Steelcase Is Six Months From Profit

    GRAND RAPIDS — Steelcase Inc. doesn’t expect to return to profitability for another six months at the earliest, as the company struggles with continued declines in sales while embarking on further cost and job cuts.

    Another 500 to 800 salaried positions are due for elimination in the next two quarters, as Steelcase works to further reduce its break-even point and return to profitability in the wake of continued revenue declines.

    “There’s little solace in knowing that a business hovers near break-even,” Steelcase President and CEO James Hackett told brokerage analysts during a Sept. 24 conference call to discuss the company’s second quarter results. “It’s just not in our blood.”

    Neither are profits for the immediate future.

    Steelcase, after recording a $7.3 million net loss for the second quarter, expects to post a loss in the current third quarter of its 2003 fiscal year and move close to break-even during the fourth quarter.

    Steelcase expects to post a pre-charge loss of 5 cents to 10 cents per share in the third quarter on anticipated revenues of $650 million, a sales level that will represent the lowest volume since the office furniture industry’s tumble began nearly two years ago. Charges for the third quarter are expected to come in between $4 million and $7 million.

    The fourth quarter will bring a loss of 5 cents per share to break-even, with offsetting after-tax charges and gains of $8 million to $12 million each.

    For the third quarter, Steelcase last week reported revenues of $659.3 million, down 16.8 percent from the $792.5 million in the same period a year earlier, and off about 36 percent from the $1.03 billion of two years ago, just prior to when the industry downturn began.

    Halfway through its 2003 fiscal year, Steelcase had revenues of $1.3 billion, down 23.3 percent from $1.69 billion at the mid-way point of FY 2002 and off 35.8 percent from two years ago.

    Operationally, Steelcase did hit break-even and would have recorded a meager $300,000 profit for the second quarter had it not been for a $7.9 million, non-recurring, after-tax charge related to restructuring.

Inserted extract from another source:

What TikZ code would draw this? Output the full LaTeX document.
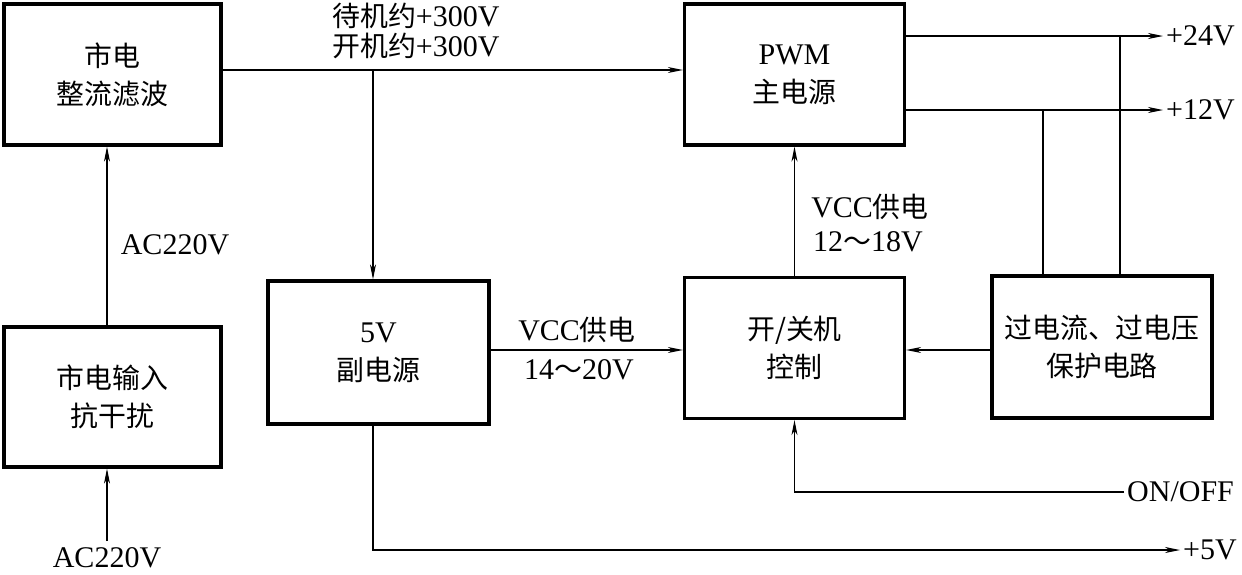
\documentclass[tikz,border=0pt]{standalone}
\usepackage{fontspec}
\setmainfont{Liberation Serif}
\newfontfamily\cjk[Scale=0.93]{Noto Sans CJK SC}
\usetikzlibrary{arrows.meta}
\newcommand{\zh}[1]{{\cjk #1}}
\begin{document}
\begin{tikzpicture}[x=1pt,y=-1pt,
  blk/.style={draw, line width=3.3pt, align=center, inner sep=0pt,
    font=\fontsize{30}{38}\selectfont},
  con/.style={line width=1.1pt, -{Stealth[length=15pt,width=6pt,inset=4.5pt]}},
  ln/.style={line width=1.1pt},
  lbl/.style={font=\fontsize{30}{34}\selectfont, inner sep=0pt, align=center},
  rlbl/.style={font=\fontsize{30}{34}\selectfont, inner sep=3pt, anchor=west}]
\useasboundingbox (0,0) rectangle (1242,574);

% blocks
\node[blk, minimum width=217pt, minimum height=141pt] (rect) at (112.5,74.5) {\zh{市电}\\\zh{整流滤波}};
\node[blk, minimum width=217pt, minimum height=140pt] (inp) at (112.5,397) {\zh{市电输入}\\\zh{抗干扰}};
\node[blk, minimum width=221pt, minimum height=143pt] (sub) at (378.5,352.5) {5V\\\zh{副电源}};
\node[blk, minimum width=220pt, minimum height=141pt] (pwm) at (794.5,74.5) {PWM\\\zh{主电源}};
\node[blk, minimum width=220pt, minimum height=141pt] (ctl) at (794.5,348) {\zh{开/关机}\\\zh{控制}};
\node[blk, minimum width=220pt, minimum height=142pt] (prot) at (1102,347) {\zh{过电流、过电压}\\\zh{保护电路}};

% labels
\node[lbl, anchor=west] (t1) at (332,16) {\zh{待机约}+300V};
\node[lbl, anchor=west] (t2) at (332,46) {\zh{开机约}+300V};
\node[lbl] (ac1) at (175,245) {AC220V};
\node[lbl] (ac2) at (107,558) {AC220V};
\node[lbl] (v1) at (577,330) {VCC\zh{供电}};
\node[lbl] (v2) at (579,370) {14\zh{～}20V};
\node[lbl] (v3) at (870,207) {VCC\zh{供电}};
\node[lbl] (v4) at (868,242) {12\zh{～}18V};
\node[rlbl] (l24) at (1163,36) {+24V};
\node[rlbl] (l12) at (1163,110) {+12V};
\node[rlbl] (onoff) at (1124,492) {ON/OFF};
\node[rlbl] (l5) at (1180,550) {+5V};

% junction coordinates
\coordinate (acbot) at (107,541);
\coordinate (jm) at (373,70);
\coordinate (j24) at (1120,36);
\coordinate (j12) at (1043,110);

% connectors
\draw[con] (acbot) -- (acbot |- inp.south);
\draw[con] (inp.north -| acbot) -- (rect.south -| acbot);
\draw[con] (rect.east |- jm) -- (pwm.west |- jm);
\draw[con] (jm) -- (sub.north -| jm);
\draw[con] (sub.east |- 0,350) -- (ctl.west |- 0,350);
\draw[con] (prot.west |- 0,350) -- (ctl.east |- 0,350);
\draw[con] (ctl.north) -- (pwm.south);
\draw[con] (pwm.east |- l24) -- (l24.west);
\draw[con] (pwm.east |- l12) -- (l12.west);
\draw[ln] (prot.north -| j24) -- (j24);
\draw[ln] (prot.north -| j12) -- (j12);
\draw[con] (onoff.west) -| (ctl.south);
\draw[con] (sub.south -| jm) |- (l5.west);
\end{tikzpicture}
\end{document}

    Executives were happy that Steelcase was nearing the break-even point in its operations, and with a sequential 2.5 percent increase in sales from the previous first quarter.

    But a series of factors that have negatively affected business confidence and capital spending levels in recent weeks interrupted a recovery that was just beginning to build in early August, creating a new dip in sales for the present quarter that’s expected to continue into the fourth quarter, Chief Financial Officer James Keane said.

    “A pattern of softness developed,” Keane said.

    That new round of softness pushed Steelcase into examining further cuts aimed at further lowering the break-even point in an industry that has been dramatically changed by the downturn.

    “We aren’t delighted with the state of the economy, and rather than use it as an excuse, it’s a catalyst to assess how much of our cost structure represents a way the industry was and may never return to,” Hackett said.

    The announcement of second quarter results last week were followed quickly by a separate announcement that James Stelter, Steelcase’s senior vice president of sales, marketing and dealer alliances, will leave the company in mid-November after 25 years of service, including more than four years in his present position.

    Hackett, in the news release, said Stelter was leaving “to pursue new opportunities and challenges.” Asked about the change during last week’s conference with analysts, he said the departure was not a reflection of Steelcase’s present performance.

    Steelcase’s executive team, he said, has become “quite seasoned and effective with making decisions the company has never had to face.

    “I do not fault any one of the people that sit in the roles they have today for the current company performance. In fact, quite the opposite,” Hackett said.